Public Education Spending and Income Inequality
Ishmael Amartey
TL;DR
This paper addresses whether public education funding reduces income inequality and how allocation matters. It uses county-level panel data from $2010$–$2022$ and four quantile regression models to map effects across the $Gini$ distribution, considering total expenditures, component expenditures, and budget shares. The results show that while total per-pupil spending has a small, positive association with inequality, allocation matters more: reallocating funds toward instructional, support services, and other current spending reduces inequality, especially at higher quantiles, whereas capital and interest outlays have weaker or mixed effects; demographic and economic controls like poverty and median income dominate overall.
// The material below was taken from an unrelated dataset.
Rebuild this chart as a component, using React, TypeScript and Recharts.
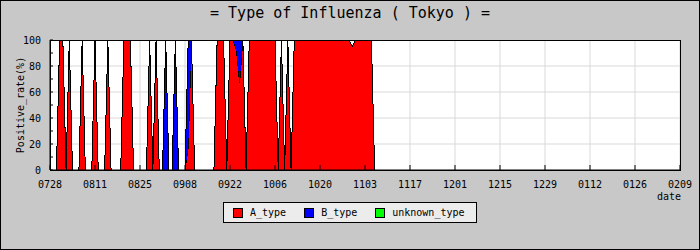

The findings imply policy should emphasize budget composition to promote equity, with modest reallocations yielding meaningful reductions in inequality in counties with large gaps, all within broader socioeconomic contexts.
Abstract
This paper investigates the relationship between public education spending and income inequality across U.S. counties from 2010 to 2022 using quantile regression methods. The analysis shows that total per pupil education spending is consistently associated with a small increase in income inequality, with stronger effects in high inequality counties. In contrast, the composition of education spending plays a substantially more important role. Reallocating budgets toward instructional, support service, and other current expenditures significantly reduces income inequality, particularly at the upper quantiles of the Gini distribution. Capital outlays and interest payments exhibit weaker and mixed effects. Economic and demographic factors, especially poverty, median income, and educational attainment, remain dominant drivers of inequality. Overall, the results demonstrate that how education funds are allocated matters more than how much is spent, underscoring the importance of budget composition in using public education policy to promote equity.